Если в церковном календаре представляется не соблюденной строгая последовательность евангельских событий, то это потому, что евангельские воспоминания охватывают много лет и в календаре они расположены как бы в виде спирали, охватывающей несколько лет: она вмещает в себе ряд девятимесячий (от зачатия до рождения св. Иоанна Предтечи, Богородицы, Спасителя), два евангельских сорокадневия и др.
В заключительной части своей книги автор, не в полном согласии со всем сказанным им дотоле, готов стать ближе, казалось бы, к исторически-православной точке зрения, но тут же он ставит такие оговорки, что они почти затушевывают основное положение.
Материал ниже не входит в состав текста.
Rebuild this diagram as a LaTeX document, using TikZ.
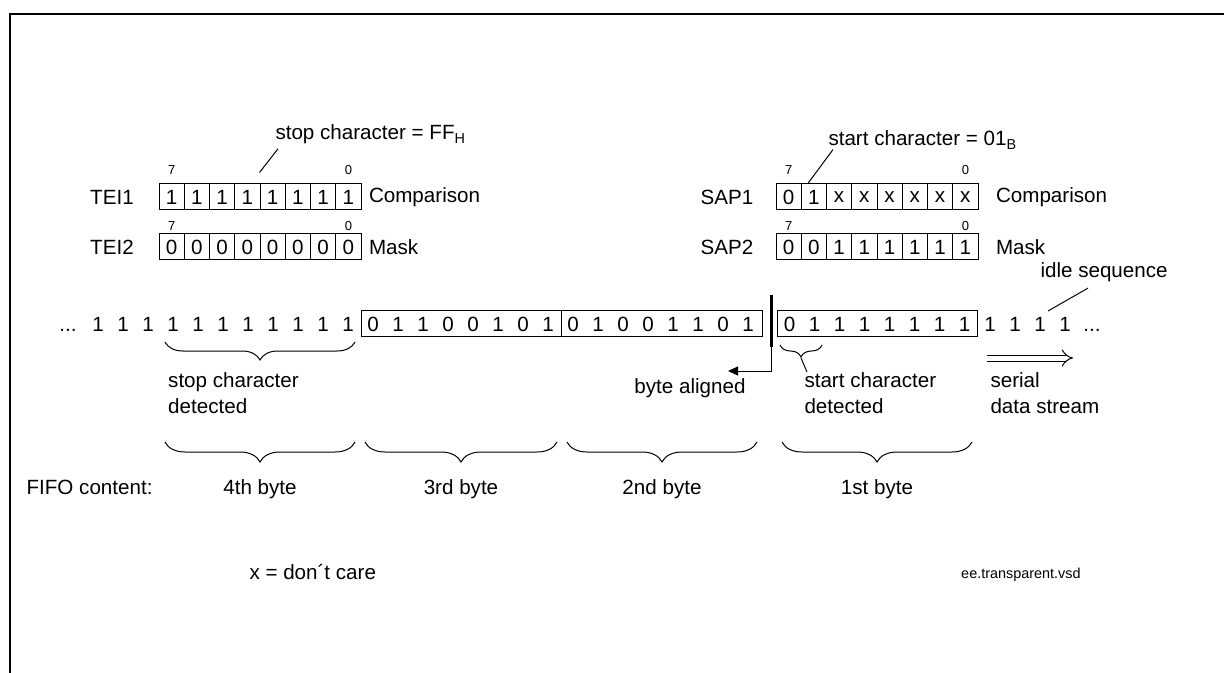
\documentclass[tikz,border=0pt]{standalone}
\usepackage{fontspec}
\setmainfont{Liberation Sans}
\usetikzlibrary{positioning,arrows.meta,decorations.pathreplacing}

\tikzset{
    bitcell/.style={draw, minimum width=12.625pt, minimum height=13pt, inner sep=0pt, font=\fontsize{10.3}{13}\selectfont},
    bitnum/.style={inner sep=0pt, font=\fontsize{6.5}{7}\selectfont},
    lbl/.style={inner sep=0pt, font=\fontsize{10.3}{13}\selectfont},
    bytebox/.style={draw, minimum height=12.5pt, inner sep=0pt},
    bytebrace/.style={decorate, decoration={brace, mirror, amplitude=#1}},
}

\begin{document}
\begin{tikzpicture}[x=0.5pt, y=-0.5pt, line width=0.5pt]
    \useasboundingbox (0,0) rectangle (1224,673);
    \draw[line width=1.25pt] (10,673) -- (10,14) -- (1224,14);
    % Registers TEI1/TEI2 and SAP1/SAP2.
        \foreach \b [count=\i] in {1,1,1,1,1,1,1,1}
            \node[bitcell] (tei1-\i) at ({159+25.25*(\i-0.5)},197) {\b};
        \foreach \b [count=\i] in {0,0,0,0,0,0,0,0}
            \node[bitcell] (tei2-\i) at ({159+25.25*(\i-0.5)},247) {\b};
        \foreach \b [count=\i] in {0,1,x,x,x,x,x,x}
            \node[bitcell] (sap1-\i) at ({776+25.25*(\i-0.5)},197) {\b};
        \foreach \b [count=\i] in {0,0,1,1,1,1,1,1}
            \node[bitcell] (sap2-\i) at ({776+25.25*(\i-0.5)},247) {\b};
        \foreach \r in {tei1,sap1} {
            \node[bitnum, above=4pt of \r-1] (\r-hi) {7};
            \node[bitnum, above=4pt of \r-8] (\r-lo) {0};
        }
        \foreach \r in {tei2,sap2} {
            \node[bitnum, above=1.2pt of \r-1] (\r-hi) {7};
            \node[bitnum, above=1.2pt of \r-8] (\r-lo) {0};
        }
    % Register names and the texts beside them.
        \node[lbl] (tei1) at (112,197) {TEI1};
        \node[lbl] (tei2) at (112,247) {TEI2};
        \node[lbl] (sap1) at (727,197) {SAP1};
        \node[lbl] (sap2) at (727,247) {SAP2};
        \node[lbl, right=3.5pt of tei1-8] (tei1cmp) {Comparison};
        \node[lbl, right=3.5pt of tei2-8] (tei2msk) {Mask};
        \node[lbl, right=8.5pt of sap1-8] (sap1cmp) {Comparison};
        \node[lbl, right=8.5pt of sap2-8] (sap2msk) {Mask};
        \node[lbl, anchor=base west] (stoplbl) at (275,140) {stop character = FF\textsubscript{H}};
        \node[lbl, anchor=base west] (startlbl) at (828,146) {start character = 01\textsubscript{B}};
        \draw ([xshift=1.5pt, yshift=-2pt]stoplbl.south west) -- ([yshift=5.5pt]tei1-5.north west);
        \draw ([xshift=2.5pt]startlbl.south west) -- ([xshift=-3pt]sap1-2.north);
    % The serial data stream.
        \node[bytebox, minimum width=100pt, anchor=west] (byte3) at (361,323.5) {};
        \node[bytebox, minimum width=100.5pt, anchor=west] (byte2) at (561,323.5) {};
        \node[bytebox, minimum width=100pt, anchor=west] (byte1) at (777,323.5) {};
        \node[lbl, anchor=base] (dotsl) at (68,331) {...};
        \foreach \b [count=\i from 0] in {1,1,1,1,1,1,1,1,1,1,1,0,1,1,0,0,1,0,1,0,1,0,0,1,1,0,1}
            \node[lbl, anchor=base] (bit-\i) at ({98+25*\i},331) {\b};
        \foreach \b [count=\i] in {0,1,1,1,1,1,1,1}
            \node[lbl, anchor=base] (first-\i) at ({789.5+25*(\i-1)},331) {\b};
        \foreach \i in {1,...,4}
            \node[lbl, anchor=base] (idle-\i) at ({990+25*(\i-1)},331) {1};
        \node[lbl, anchor=base] (dotsr) at (1092,331) {...};
    % Byte alignment mark.
        \coordinate (algntop) at (771.5,295);
        \coordinate (algnbot) at (771.5,347);
        \coordinate (algncrn) at (771.5,371);
        \coordinate (algnend) at (728,371);
        \draw[line width=1.4pt] (algntop) -- (algnbot);
        \draw[-{Triangle[length=5pt, width=4.5pt]}] (algnbot) -- (algncrn) -- (algnend);
        \node[lbl, anchor=base] (aligned) at (690,393) {byte aligned};
    % Braces under the stream.
        \draw[bytebrace=9pt] (165,342) -- (355,342);
        \node[lbl, anchor=north west, align=left] (stopdet) at (167.7,372) {stop character\\detected};
        \draw[bytebrace=6pt] (780,345) -- (822,345);
        \coordinate (stbrace) at (801,358);
        \node[lbl, anchor=north west, align=left] (startdet) at (804,372) {start character\\detected};
        \draw (stbrace) -- ([xshift=1.5pt]startdet.north west);
        \node[lbl, anchor=north west, align=left] (serial) at (990,372) {serial\\data stream};
        \coordinate (sdsA) at (987,358);
        \coordinate (sdsB) at (1073,358);
        \draw[double, double distance=2.5pt, -{Implies[scale=2.2]}] (sdsA) -- (sdsB);
        \node[lbl, anchor=west] (idle) at (1040,272) {idle sequence};
        \coordinate (idlept) at (1048,311);
        \draw (idlept) -- ([xshift=24pt, yshift=-3pt]idle.south west);
    % FIFO content.
        \draw[bytebrace=10pt] (165,442) -- (355,442);
        \draw[bytebrace=10pt] (365,442) -- (557,442);
        \draw[bytebrace=10pt] (567,442) -- (757,442);
        \draw[bytebrace=10pt] (782,442) -- (972,442);
        \node[lbl, anchor=base east] (fifo) at (153,494) {FIFO content:};
        \node[lbl, anchor=base] (fourth) at (260,494) {4th byte};
        \node[lbl, anchor=base] (third) at (461,494) {3rd byte};
        \node[lbl, anchor=base] (second) at (662,494) {2nd byte};
        \node[lbl, anchor=base] (firstb) at (877,494) {1st byte};
    % Footnotes.
        \node[lbl, anchor=base west] (dontcare) at (249,579) {x = don´t care};
        \node[lbl, anchor=base east, font=\fontsize{7.2}{8}\selectfont] (vsd) at (1081,578) {ee.transparent.vsd};
\end{tikzpicture}
\end{document}
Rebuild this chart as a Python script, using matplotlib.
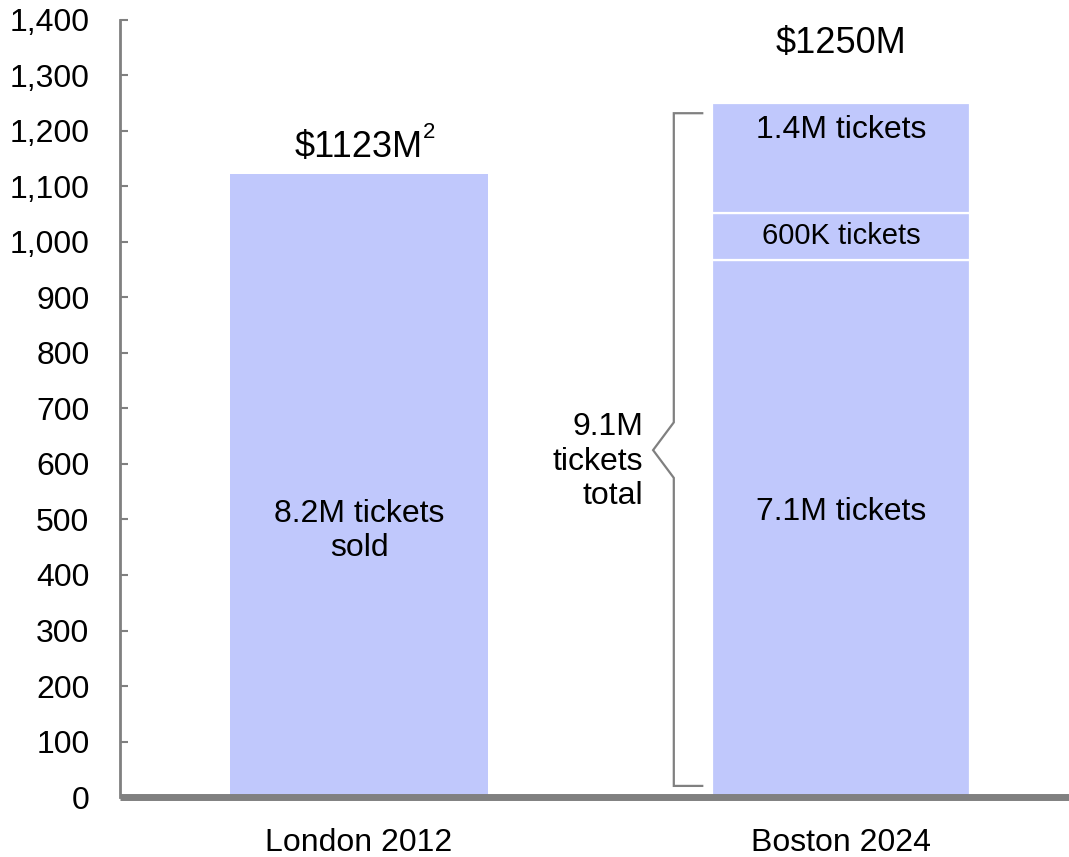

Он говорит: "Византийский синтез должен быть признан развитием и раскрытием изначального "закона молитвы" Церкви, сколь сильны бы ни были в нем инородные (?) этой lex orandi и затемняющие ее элементы. Так, несмотря на сильное давление мистериальной психологии (?) - с одной стороны, аскетически-индивидуальной -- с другой, --йдавление, сказавшееся больше всего в перерождении (?) литургического благочестия, Устав как таковой остался органически связан с тем "богослужением времени", в котором, как мы старались показать, заключен был его первый, организующий принцип. Это богослужение времени, повторяем, затемнено и замутнено "вторичными пластами" (?) Устава, но оно, несомненно, остается основой его внутренней логики, принципом его внутреннего единства" (страница 240).